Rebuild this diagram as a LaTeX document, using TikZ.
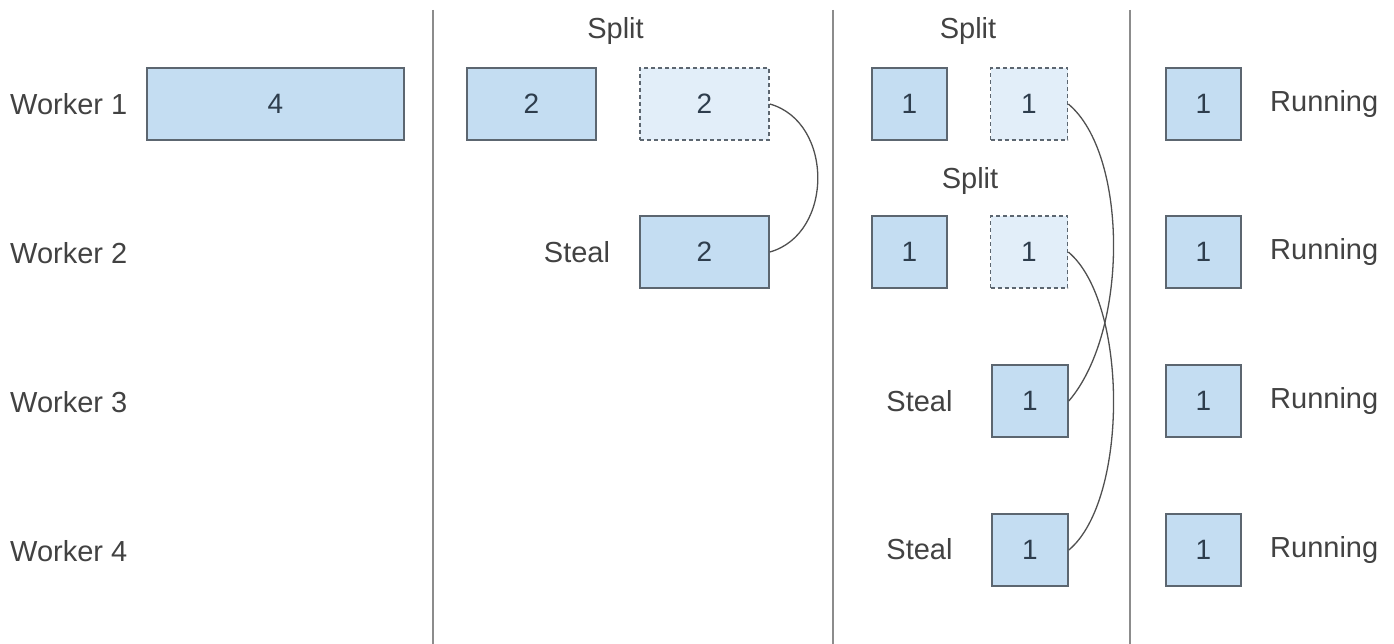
\documentclass[tikz,border=0pt]{standalone}
\usepackage{fontspec}
\setmainfont{Liberation Sans}
\definecolor{boxfill}{HTML}{C4DDF2}
\definecolor{dashfill}{HTML}{E2EEF9}
\definecolor{boxdraw}{HTML}{5C6670}
\definecolor{numcol}{HTML}{2E3D4D}
\definecolor{labcol}{HTML}{424242}
\definecolor{sepcol}{HTML}{8C8C8C}
\definecolor{curvecol}{HTML}{505050}
\begin{document}
\begin{tikzpicture}[x=1pt,y=-1pt,
  every node/.style={font=\fontsize{29}{33}\selectfont},
  task/.style={draw=boxdraw, fill=boxfill, line width=1.6pt, minimum height=72pt, inner sep=0pt, text=numcol, font=\fontsize{28}{32}\selectfont},
  ghost/.style={task, fill=dashfill, dashed, dash pattern=on 4pt off 3pt},
  lab/.style={text=labcol, inner sep=0pt},
  sep/.style={draw=sepcol, line width=1.8pt},
  link/.style={draw=curvecol, line width=1.3pt}]
\useasboundingbox (0,0) rectangle (1394,644);
% separators
\coordinate (s1t) at (433,10); \coordinate (s1b) at (433,644);
\coordinate (s2t) at (833,10); \coordinate (s2b) at (833,644);
\coordinate (s3t) at (1130,10); \coordinate (s3b) at (1130,644);
\draw[sep] (s1t) -- (s1b);
\draw[sep] (s2t) -- (s2b);
\draw[sep] (s3t) -- (s3b);
% worker labels
\node[lab, anchor=west] (w1) at (10,104) {Worker 1};
\node[lab, anchor=west] (w2) at (10,253) {Worker 2};
\node[lab, anchor=west] (w3) at (10,402) {Worker 3};
\node[lab, anchor=west] (w4) at (10,551) {Worker 4};
% column 1
\node[task, minimum width=257pt] (b4) at (275.5,104) {4};
% column 2
\node[lab] (split1) at (615.5,31) {Split};
\node[task, minimum width=129pt] (c2a) at (531.5,104) {2};
\node[ghost, minimum width=129pt] (c2b) at (704.5,104) {2};
\node[task, minimum width=129pt] (c2s) at (704.5,252) {2};
\node[lab] (steal1) at (577,252) {Steal};
% column 3
\node[lab] (split2) at (968,31) {Split};
\node[lab] (split3) at (970,181) {Split};
\node[task, minimum width=75pt] (c3a1) at (909.5,104) {1};
\node[ghost, minimum width=77pt] (c3b1) at (1029,104) {1};
\node[task, minimum width=75pt] (c3a2) at (909.5,252) {1};
\node[ghost, minimum width=77pt] (c3b2) at (1029,252) {1};
\node[task, minimum width=76pt] (c3s3) at (1030,401) {1};
\node[task, minimum width=76pt] (c3s4) at (1030,550) {1};
\node[lab] (steal2) at (919.5,401) {Steal};
\node[lab] (steal3) at (919.5,549) {Steal};
% column 4
\foreach \y/\n in {104/1,252/2,401/3,550/4}{
  \node[task, minimum width=75pt] (r\n) at (1203.5,\y) {1};
  \node[lab, anchor=west] (run\n) at (1270,\y) {Running};
}
% steal links
\draw[link] (c2b.east) .. controls +(64,18) and +(64,-18) .. (c2s.east);
\draw[link] (c3b1.east) .. controls +(60,50) and +(60,-70) .. (c3s3.east);
\draw[link] (c3b2.east) .. controls +(60,50) and +(60,-50) .. (c3s4.east);
\end{tikzpicture}
\end{document}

*-*-*

WHAT IS REQUIRED:
Every line of the material is to be quoted exactly, with no pictures carried over.

FINAL ANSWER:
Rebuild this diagram as a LaTeX document, using TikZ.
\documentclass[tikz,border=0pt]{standalone}
\usepackage{fontspec}
\setmainfont{Liberation Sans}
\definecolor{boxfill}{HTML}{C4DDF2}
\definecolor{dashfill}{HTML}{E2EEF9}
\definecolor{boxdraw}{HTML}{5C6670}
\definecolor{numcol}{HTML}{2E3D4D}
\definecolor{labcol}{HTML}{424242}
\definecolor{sepcol}{HTML}{8C8C8C}
\definecolor{curvecol}{HTML}{505050}
\begin{document}
\begin{tikzpicture}[x=1pt,y=-1pt,
  every node/.style={font=\fontsize{29}{33}\selectfont},
  task/.style={draw=boxdraw, fill=boxfill, line width=1.6pt, minimum height=72pt, inner sep=0pt, text=numcol, font=\fontsize{28}{32}\selectfont},
  ghost/.style={task, fill=dashfill, dashed, dash pattern=on 4pt off 3pt},
  lab/.style={text=labcol, inner sep=0pt},
  sep/.style={draw=sepcol, line width=1.8pt},
  link/.style={draw=curvecol, line width=1.3pt}]
\useasboundingbox (0,0) rectangle (1394,644);
% separators
\coordinate (s1t) at (433,10); \coordinate (s1b) at (433,644);
\coordinate (s2t) at (833,10); \coordinate (s2b) at (833,644);
\coordinate (s3t) at (1130,10); \coordinate (s3b) at (1130,644);
\draw[sep] (s1t) -- (s1b);
\draw[sep] (s2t) -- (s2b);
\draw[sep] (s3t) -- (s3b);
% worker labels
\node[lab, anchor=west] (w1) at (10,104) {Worker 1};
\node[lab, anchor=west] (w2) at (10,253) {Worker 2};
\node[lab, anchor=west] (w3) at (10,402) {Worker 3};
\node[lab, anchor=west] (w4) at (10,551) {Worker 4};
% column 1
\node[task, minimum width=257pt] (b4) at (275.5,104) {4};
% column 2
\node[lab] (split1) at (615.5,31) {Split};
\node[task, minimum width=129pt] (c2a) at (531.5,104) {2};
\node[ghost, minimum width=129pt] (c2b) at (704.5,104) {2};
\node[task, minimum width=129pt] (c2s) at (704.5,252) {2};
\node[lab] (steal1) at (577,252) {Steal};
% column 3
\node[lab] (split2) at (968,31) {Split};
\node[lab] (split3) at (970,181) {Split};
\node[task, minimum width=75pt] (c3a1) at (909.5,104) {1};
\node[ghost, minimum width=77pt] (c3b1) at (1029,104) {1};
\node[task, minimum width=75pt] (c3a2) at (909.5,252) {1};
\node[ghost, minimum width=77pt] (c3b2) at (1029,252) {1};
\node[task, minimum width=76pt] (c3s3) at (1030,401) {1};
\node[task, minimum width=76pt] (c3s4) at (1030,550) {1};
\node[lab] (steal2) at (919.5,401) {Steal};
\node[lab] (steal3) at (919.5,549) {Steal};
% column 4
\foreach \y/\n in {104/1,252/2,401/3,550/4}{
  \node[task, minimum width=75pt] (r\n) at (1203.5,\y) {1};
  \node[lab, anchor=west] (run\n) at (1270,\y) {Running};
}
% steal links
\draw[link] (c2b.east) .. controls +(64,18) and +(64,-18) .. (c2s.east);
\draw[link] (c3b1.east) .. controls +(60,50) and +(60,-70) .. (c3s3.east);
\draw[link] (c3b2.east) .. controls +(60,50) and +(60,-50) .. (c3s4.east);
\end{tikzpicture}
\end{document}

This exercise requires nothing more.